Each set of activities focuses on the underlying prerequisites for successful goal-directed learning and behaviour: for example, taking responsibility and building feelings of confidence and self-efficacy – the belief that what you do makes a difference.

Goal-directed behaviour is only valuable if we are able to make wise and balanced choices about our goals, so this theme provides opportunities for children to consider this and to practise problem-solving strategies.

Theme 5: Good to be me
This theme is the first of two focusing specifically on feelings.
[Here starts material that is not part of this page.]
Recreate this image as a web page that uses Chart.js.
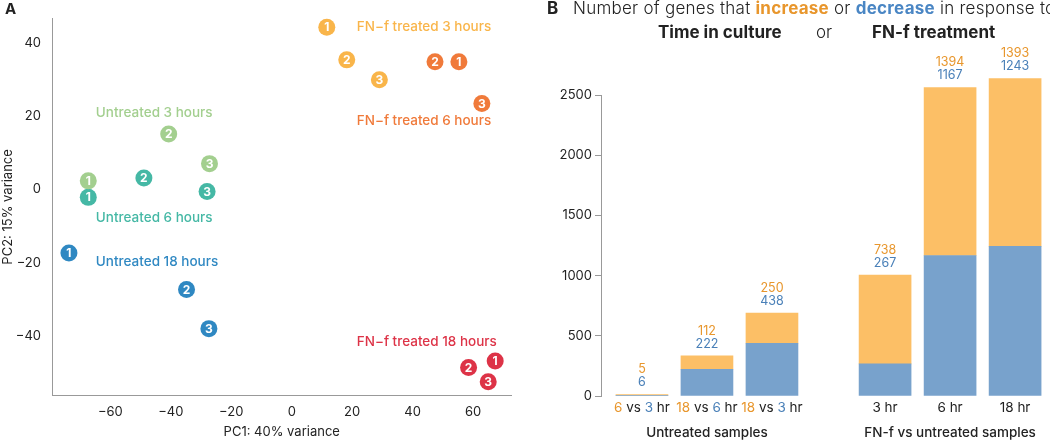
<!DOCTYPE html>
<html>
<head>
<meta charset="utf-8">
<script src="https://cdn.jsdelivr.net/npm/chart.js@4.4.1/dist/chart.umd.min.js"></script>
<style>
  body { margin: 0; background: #fff; font-family: Inter, sans-serif; color: #222; }
  #wrap { position: relative; width: 1050px; height: 441px; overflow: hidden; }
  canvas { position: absolute; top: 0; }
  .t { position: absolute; white-space: nowrap; line-height: 1; }
  .inc { color: #e8962c; font-weight: 700; }
  .dec { color: #4a86c4; font-weight: 700; }
</style>
</head>
<body>
<div id="wrap">
  <canvas id="pca" width="520" height="441" style="left:0"></canvas>
  <canvas id="genes" width="530" height="441" style="left:520px"></canvas>
  <div class="t" style="left:5px;top:1px;font-size:15px;font-weight:700">A</div>
  <div class="t" style="left:547px;top:0px;font-size:17px;font-weight:700">B</div>
  <div class="t" style="left:573px;top:0px;font-size:17px;font-weight:300;letter-spacing:0.25px">Number of genes that <span class="inc">increase</span> or <span class="dec">decrease</span> in response to</div>
  <div class="t" style="left:658px;top:24px;font-size:17px;font-weight:700">Time in culture</div>
  <div class="t" style="left:816px;top:24px;font-size:17px;font-weight:300">or</div>
  <div class="t" style="left:872px;top:24px;font-size:17px;font-weight:700">FN-f treatment</div>
</div>
<script>
// ---- Panel A: PCA ----
const groupNames = ['Untreated 3 hours', 'Untreated 6 hours', 'Untreated 18 hours',
    'FN\u2212f treated 3 hours', 'FN\u2212f treated 6 hours', 'FN\u2212f treated 18 hours'];
const groupColors = ['#a3cf8f', '#45b8a5', '#2f88c2', '#f9b54a', '#f07a3a', '#dd3347'];
const pc1 = [
    [-67.3, -40.7, -27.2],
    [-67.3, -48.9, -28.0],
    [-73.7, -34.8, -27.4],
    [11.6, 18.2, 29.0],
    [55.3, 47.4, 62.9],
    [67.3, 58.5, 65.0]
];
const pc2 = [
    [2.3, 15.1, 7.0],
    [-2.2, 3.1, -0.6],
    [-17.4, -27.3, -38.0],
    [44.2, 35.3, 29.9],
    [34.8, 34.8, 23.4],
    [-46.8, -48.6, -52.5]
];
// where each group's name sits (data units, left edge)
const groupLabelAt = [[-64.8, 20.8], [-64.8, -7.8], [-64.8, -19.7], [21.5, 44.2], [21.5, 18.7], [21.5, -41.6]];

// ---- Panel B: gene counts ----
const untreatedLabels = ['6 vs 3 hr', '18 vs 6 hr', '18 vs 3 hr'];
const untreatedUp = [5, 112, 250];
const untreatedDown = [6, 222, 438];
const fnfLabels = ['3 hr', '6 hr', '18 hr'];
const fnfUp = [738, 1394, 1393];
const fnfDown = [267, 1167, 1243];
const countTicks = [0, 500, 1000, 1500, 2000, 2500];

const ORANGE_TXT = '#e8962c';
const BLUE_TXT = '#4a80b8';
const DARK = '#222';

Chart.defaults.font.family = 'Inter, sans-serif';
Chart.defaults.color = DARK;

const minus = v => (v < 0 ? '\u2212' + Math.abs(v) : '' + v);

const pcaLabels = {
    id: 'pcaLabels',
    afterDatasetsDraw(chart) {
        const ctx = chart.ctx;
        const xs = chart.scales.x, ys = chart.scales.y;
        ctx.save();
        ctx.textBaseline = 'middle';
        chart.data.datasets.forEach((ds, d) => {
            const meta = chart.getDatasetMeta(d);
            ctx.fillStyle = '#fff';
            ctx.textAlign = 'center';
            ctx.font = '700 12px Inter, sans-serif';
            meta.data.forEach((pt, i) => {
                ctx.fillText(String(i + 1), pt.x, pt.y + 0.5);
            });
            ctx.fillStyle = ds.backgroundColor;
            ctx.textAlign = 'left';
            ctx.font = '500 13.5px Inter, sans-serif';
            const at = groupLabelAt[d];
            ctx.fillText(groupNames[d], xs.getPixelForValue(at[0]), ys.getPixelForValue(at[1]));
        });
        ctx.restore();
    }
};

new Chart(document.getElementById('pca'), {
    type: 'scatter',
    data: {
        datasets: groupNames.map((name, g) => ({
            label: name,
            data: pc1[g].map((x, i) => ({ x: x, y: pc2[g][i] })),
            backgroundColor: groupColors[g],
            borderWidth: 0,
            pointRadius: 8.5,
            clip: false
        }))
    },
    options: {
        responsive: false,
        animation: false,
        layout: { padding: { left: 0, top: 0, right: 8, bottom: 0 } },
        plugins: { legend: { display: false }, tooltip: { enabled: false } },
        scales: {
            x: {
                type: 'linear',
                min: -79.3,
                max: 72.7,
                afterFit: s => { s.height = 46; },
                grid: { display: false, drawTicks: false },
                border: { color: '#999', width: 1 },
                ticks: { stepSize: 20, includeBounds: false, padding: 9, font: { size: 13 }, callback: minus },
                title: { display: true, text: 'PC1: 40% variance', font: { size: 13 }, padding: { top: 0, bottom: 1 } }
            },
            y: {
                min: -56.1,
                max: 46.5,
                afterFit: s => { s.width = 52; },
                grid: { display: false, drawTicks: false },
                border: { color: '#999', width: 1 },
                ticks: { stepSize: 20, includeBounds: false, padding: 11, font: { size: 13 }, callback: minus },
                title: { display: true, text: 'PC2: 15% variance', font: { size: 13 }, padding: 0 }
            }
        }
    },
    plugins: [pcaLabels]
});

// ---- bar chart ----
const groupGap = 0.74;
const barLabels = untreatedLabels.concat(fnfLabels);
const upAll = untreatedUp.concat(fnfUp);
const downAll = untreatedDown.concat(fnfDown);
const slotOf = i => (i < untreatedLabels.length ? i : i + groupGap);

const geneLabels = {
    id: 'geneLabels',
    afterDatasetsDraw(chart) {
        const ctx = chart.ctx;
        const xs = chart.scales.x;
        const topMeta = chart.getDatasetMeta(1);
        ctx.save();
        ctx.textBaseline = 'middle';
        ctx.textAlign = 'center';
        // counts above each bar
        ctx.font = '400 12.5px Inter, sans-serif';
        topMeta.data.forEach((bar, i) => {
            ctx.fillStyle = BLUE_TXT;
            ctx.fillText(String(downAll[i]), bar.x, bar.y - 12);
            ctx.fillStyle = ORANGE_TXT;
            ctx.fillText(String(upAll[i]), bar.x, bar.y - 25);
        });
        // category labels with coloured hours
        ctx.font = '400 13.5px Inter, sans-serif';
        const labelY = 408;
        barLabels.forEach((lab, i) => {
            let parts;
            if (lab.indexOf(' vs ') >= 0) {
                const a = lab.split(' vs ');
                const b = a[1].split(' ');
                parts = [[a[0], ORANGE_TXT], [' vs ', DARK], [b[0], BLUE_TXT], [' ' + b[1], DARK]];
            } else {
                parts = [[lab, DARK]];
            }
            const w = parts.reduce((s, p) => s + ctx.measureText(p[0]).width, 0);
            let x = xs.getPixelForValue(slotOf(i)) - w / 2;
            ctx.textAlign = 'left';
            parts.forEach(p => {
                ctx.fillStyle = p[1];
                ctx.fillText(p[0], x, labelY);
                x += ctx.measureText(p[0]).width;
            });
        });
        // group titles
        ctx.textAlign = 'center';
        ctx.fillStyle = DARK;
        ctx.font = '500 13.5px Inter, sans-serif';
        const mid = (a, b) => (xs.getPixelForValue(slotOf(a)) + xs.getPixelForValue(slotOf(b))) / 2;
        ctx.fillText('Untreated samples', mid(0, 2), 433);
        ctx.fillText('FN-f vs untreated samples', mid(3, 5), 433);
        ctx.restore();
    }
};

new Chart(document.getElementById('genes'), {
    type: 'bar',
    data: {
        datasets: [
            {
                label: 'decrease',
                data: downAll.map((v, i) => ({ x: slotOf(i), y: v })),
                backgroundColor: '#78a2cc',
                barThickness: 52,
                clip: false
            },
            {
                label: 'increase',
                data: upAll.map((v, i) => ({ x: slotOf(i), y: v })),
                backgroundColor: '#fcbf66',
                barThickness: 52,
                clip: false
            }
        ]
    },
    options: {
        responsive: false,
        animation: false,
        layout: { padding: { left: 0, top: 95, right: 5, bottom: 45 } },
        plugins: { legend: { display: false }, tooltip: { enabled: false } },
        scales: {
            x: {
                type: 'linear',
                display: false,
                offset: false,
                stacked: true,
                min: -0.63,
                max: 6.2
            },
            y: {
                stacked: true,
                min: 0,
                max: 2500,
                afterFit: s => { s.width = 81; },
                afterBuildTicks: s => { s.ticks = countTicks.map(v => ({ value: v })); },
                grid: { drawOnChartArea: false, drawTicks: true, tickLength: 6, color: '#999' },
                border: { color: '#999', width: 1 },
                ticks: { padding: 3, font: { size: 13 }, callback: v => String(v) }
            }
        }
    },
    plugins: [geneLabels]
});
</script>
</body>
</html>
It explores feelings in the context of the child as an individual, developing self-awareness and helping the child to realise that it really is ‘Good to be me’.

The theme is about understanding our feelings as well as considering our strengths and weaknesses as learners. It aims to develop knowledge, understanding and skills in three key social and emotional aspects of learning: self-awareness, managing feelings and empathy. The theme focuses on:

Theme 6: Relationships

This theme is the second of two focusing specifically on feelings. It explores feelings within the context of our important relationships including family and friends. The theme aims to develop knowledge, understanding and skills in three key social and emotional aspects of learning: self-awareness, managing feelings and empathy.

In addition, there is a focus throughout the theme on helping children understand the feelings associated with an experience that we all need to cope with at some time: that of loss – whether of a favourite possession, a friend, a family home or a loved one.

Theme 7: Changes
This theme tackles the issue of change and aims to equip children with an understanding of different types of change, positive and negative, and common human responses to it.

The theme seeks to develop children’s ability to understand and manage the feelings associated with change. It aims to develop knowledge, understanding and skills in three key social and emotional aspects of learning: motivation, social skills and managing feelings.